Saudi Arabia is looking at building storage facilities and invest in refineries in India and making India a regional hub for supply of crude oil as per Saudi Foreign Minister Adel bin Ahmed Al-Jubeir. 

The Centre has approved over 5.6 lakh houses under the Pradhan Mantri Awas Yojana for "urban poors", taking the total number of houses being funded by the government to more than 79 lakh. 

Civil Aviation Minister Suresh Prabhu released the passenger charter in February 27th specifying the rights of air travellers. Some of the rights are:

1. The charter states that if a domestic flight is expected to be delayed by more than six hours, then the airline would offer an option of "alternate flight" to the passenger within that time, or it will refund the full price of the ticket.

2. It also said that if a passenger is informed of flight cancellation less than two weeks before departure, the airline must offer an alternate flight to passenger or refund the ticket completely.

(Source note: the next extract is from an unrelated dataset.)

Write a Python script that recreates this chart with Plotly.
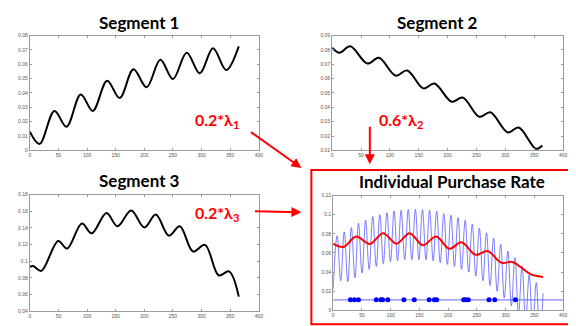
import plotly.graph_objects as go

# ---------------- data ----------------
seg1_x = [0, 17, 43, 64, 89, 110, 135, 157, 181, 204, 228, 250, 274, 297, 320, 343, 365]
seg1_y = [0.013, 0.0045, 0.0275, 0.0165, 0.039, 0.0275, 0.0485, 0.0365, 0.0565, 0.044,
          0.0632, 0.0497, 0.068, 0.0537, 0.0712, 0.056, 0.0725]

seg2_x = [0, 12.6, 31.4, 61, 81, 110, 130, 158, 177, 207, 226, 255, 274, 304, 323, 353, 364]
seg2_y = [0.0816, 0.078, 0.0825, 0.0705, 0.0745, 0.062, 0.0657, 0.0532, 0.0566, 0.0439,
          0.0468, 0.0334, 0.0366, 0.0225, 0.0259, 0.0111, 0.0134]

seg3_x = [0, 5.8, 20, 49.5, 65, 91, 108, 134, 153, 177, 200, 220, 243, 262, 285, 306, 330, 348, 365]
seg3_y = [0.0932, 0.0944, 0.0885, 0.1244, 0.1153, 0.1453, 0.1335, 0.1579, 0.142, 0.161,
          0.1405, 0.156, 0.1307, 0.142, 0.1118, 0.1197, 0.083, 0.088, 0.0577]

rate_x = [0, 18, 40, 64, 87, 110, 133, 156, 179, 202, 223, 248, 269, 292, 312, 327, 344, 355, 365]
rate_y = [0.0697, 0.0663, 0.0773, 0.0694, 0.0807, 0.0697, 0.0807, 0.068, 0.0773, 0.0643,
          0.0711, 0.0581, 0.0619, 0.0499, 0.0506, 0.0448, 0.0376, 0.0359, 0.0349]

blue_x = [0, 6.9, 13.1, 19.3, 25.5, 31.6, 37.9, 44.0, 50.2, 56.4, 62.6, 68.8, 75.0, 81.1, 87.3,
          93.5, 99.7, 105.9, 112.0, 118.2, 124.4, 130.6, 136.8, 143.0, 149.1, 155.3, 161.5,
          167.7, 173.9, 180.0, 186.2, 192.4, 198.6, 204.8, 211.0, 217.2, 223.3, 229.6, 235.7,
          241.9, 248.1, 254.3, 260.5, 266.7, 272.8, 279.0, 285.2, 291.4, 297.6, 303.8, 310.0,
          316.1, 322.4, 328.5, 334.7, 340.9, 347.1, 353.2, 359.5, 365]
blue_y = [0.022, 0.078, 0.031, 0.082, 0.030, 0.0865, 0.034, 0.091, 0.039, 0.0944, 0.043, 0.098,
          0.046, 0.100, 0.049, 0.102, 0.051, 0.1036, 0.052, 0.1046, 0.053, 0.1053, 0.053, 0.1056,
          0.053, 0.1053, 0.053, 0.1046, 0.052, 0.1035, 0.050, 0.101, 0.048, 0.0995, 0.046, 0.097,
          0.043, 0.094, 0.040, 0.090, 0.036, 0.086, 0.031, 0.081, 0.026, 0.0756, 0.020, 0.069,
          0.013, 0.062, 0.005, 0.055, -0.004, 0.0465, -0.012, 0.037, -0.020, 0.029, -0.028, 0.018]

purchase_days = [30, 37, 44, 75, 83, 86, 95, 123, 141, 167, 176, 180, 227, 230, 235, 271, 281, 317]
threshold_level = 0.011
threshold_span = [0, 400]

x_ticks = [0, 50, 100, 150, 200, 250, 300, 350, 400]
y1_ticks = [0, 0.01, 0.02, 0.03, 0.04, 0.05, 0.06, 0.07, 0.08]
y1_text = ["0", "0.01", "0.02", "0.03", "0.04", "0.05", "0.06", "0.07", "0.08"]
y2_ticks = [0.01, 0.02, 0.03, 0.04, 0.05, 0.06, 0.07, 0.08, 0.09]
y2_text = ["0.01", "0.02", "0.03", "0.04", "0.05", "0.06", "0.07", "0.08", "0.09"]
y3_ticks = [0.04, 0.06, 0.08, 0.10, 0.12, 0.14, 0.16, 0.18]
y3_text = ["0.04", "0.06", "0.08", "0.1", "0.12", "0.14", "0.16", "0.18"]
y4_ticks = [0, 0.02, 0.04, 0.06, 0.08, 0.10, 0.12]
y4_text = ["0", "0.02", "0.04", "0.06", "0.08", "0.1", "0.12"]

titles = ["Segment 1", "Segment 2", "Segment 3", "Individual Purchase Rate"]
weight_labels = ["0.2*λ<sub>1</sub>", "0.6*λ<sub>2</sub>", "0.2*λ<sub>3</sub>"]

# ---------------- layout helpers ----------------
W, H = 576, 326
def px(x):
    return x / W
def py(y):
    return 1 - y / H

fig = go.Figure()

line_black = dict(color="black", width=2, shape="spline", smoothing=1.0)
fig.add_trace(go.Scatter(x=seg1_x, y=seg1_y, mode="lines", line=line_black, xaxis="x", yaxis="y"))
fig.add_trace(go.Scatter(x=seg2_x, y=seg2_y, mode="lines", line=line_black, xaxis="x2", yaxis="y2"))
fig.add_trace(go.Scatter(x=seg3_x, y=seg3_y, mode="lines", line=line_black, xaxis="x3", yaxis="y3"))

fig.add_trace(go.Scatter(x=blue_x, y=blue_y, mode="lines",
                         line=dict(color="rgba(70,70,255,0.7)", width=1, shape="spline", smoothing=1.1),
                         xaxis="x4", yaxis="y4"))
fig.add_trace(go.Scatter(x=threshold_span, y=[threshold_level] * len(threshold_span), mode="lines",
                         line=dict(color="rgba(90,90,255,0.75)", width=1.2), xaxis="x4", yaxis="y4"))
fig.add_trace(go.Scatter(x=purchase_days, y=[threshold_level] * len(purchase_days), mode="markers",
                         marker=dict(color="#0000ff", size=5), xaxis="x4", yaxis="y4"))
fig.add_trace(go.Scatter(x=rate_x, y=rate_y, mode="lines",
                         line=dict(color="#ff0000", width=2, shape="spline", smoothing=1.0),
                         xaxis="x4", yaxis="y4"))

axis_common = dict(showline=True, linecolor="#9a9a9a", linewidth=1, mirror="ticks",
                   ticks="inside", ticklen=2, tickcolor="#9a9a9a", showgrid=False, zeroline=False,
                   tickfont=dict(size=5, color="#555555", family="Liberation Sans"))

doms = {
    1: ([21, 252], [25, 142]),
    2: ([326, 559], [25, 142]),
    3: ([21, 252], [187, 306]),
    4: ([327, 559], [188, 305]),
}
yinfo = {1: ([0, 0.08], y1_ticks, y1_text), 2: ([0.01, 0.09], y2_ticks, y2_text),
         3: ([0.04, 0.18], y3_ticks, y3_text), 4: ([0, 0.12], y4_ticks, y4_text)}

layout = {}
for i in range(1, 5):
    (x0, x1), (yt, yb) = doms[i]
    sfx = "" if i == 1 else str(i)
    yr, yv, yt_text = yinfo[i]
    layout["xaxis" + sfx] = dict(axis_common, domain=[px(x0), px(x1)], range=[0, 400],
                                 tickvals=x_ticks, ticktext=[str(v) for v in x_ticks],
                                 anchor="y" + sfx)
    layout["yaxis" + sfx] = dict(axis_common, domain=[py(yb), py(yt)], range=yr,
                                 tickvals=yv, ticktext=yt_text, anchor="x" + sfx)

fig.update_layout(**layout)

title_pos = [(131, 12), (432, 12), (132, 173), (447, 174)]
annotations = []
for t, (tx, ty) in zip(titles, title_pos):
    annotations.append(dict(text="<b>" + t + "</b>", x=px(tx), y=py(ty), xref="paper", yref="paper",
                            showarrow=False, font=dict(family="Lato", size=17, color="black"),
                            xanchor="center", yanchor="middle"))

label_pos = [(210, 112), (395, 112), (210, 206)]
for t, (tx, ty) in zip(weight_labels, label_pos):
    annotations.append(dict(text="<b>" + t + "</b>", x=px(tx), y=py(ty), xref="paper", yref="paper",
                            showarrow=False, font=dict(family="Lato", size=16, color="#ff0000"),
                            xanchor="center", yanchor="middle"))

arrows = [((243, 123), (295, 160)), ((364, 117), (364, 156)), ((247, 204), (295, 205))]
for (tx, ty), (hx, hy) in arrows:
    annotations.append(dict(text="", x=px(hx), y=py(hy), xref="paper", yref="paper",
                            ax=tx - hx, ay=ty - hy, axref="pixel", ayref="pixel",
                            showarrow=True, arrowhead=2, arrowsize=1, arrowwidth=2,
                            arrowcolor="#ff0000"))

fig.update_layout(
    width=W, height=H, margin=dict(l=0, r=0, t=0, b=0),
    paper_bgcolor="white", plot_bgcolor="white", showlegend=False,
    annotations=annotations,
    shapes=[dict(type="rect", xref="paper", yref="paper", x0=px(305), x1=px(574),
                 y0=py(319), y1=py(162), line=dict(color="#ff0000", width=2))],
)

fig.write_html("out.html")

3. At the time of booking, the airline must clearly "indicate" the amount of refund money that will be given to passenger in case of cancellation, the charter states.

4. If any passenger is denied boarding due to over booking of a flight, the passenger would not be liable to hold airline for compensation if he or she is given an alternate flight within one hour of original flight's departure.

5. The charter says airlines cannot charge an extra fee for ticket cancellation or amendment within 24 hours of booking if the travel date is at least a week away.

6. Passengers must be offered free hotel stay if night flights are delayed by more than six hours.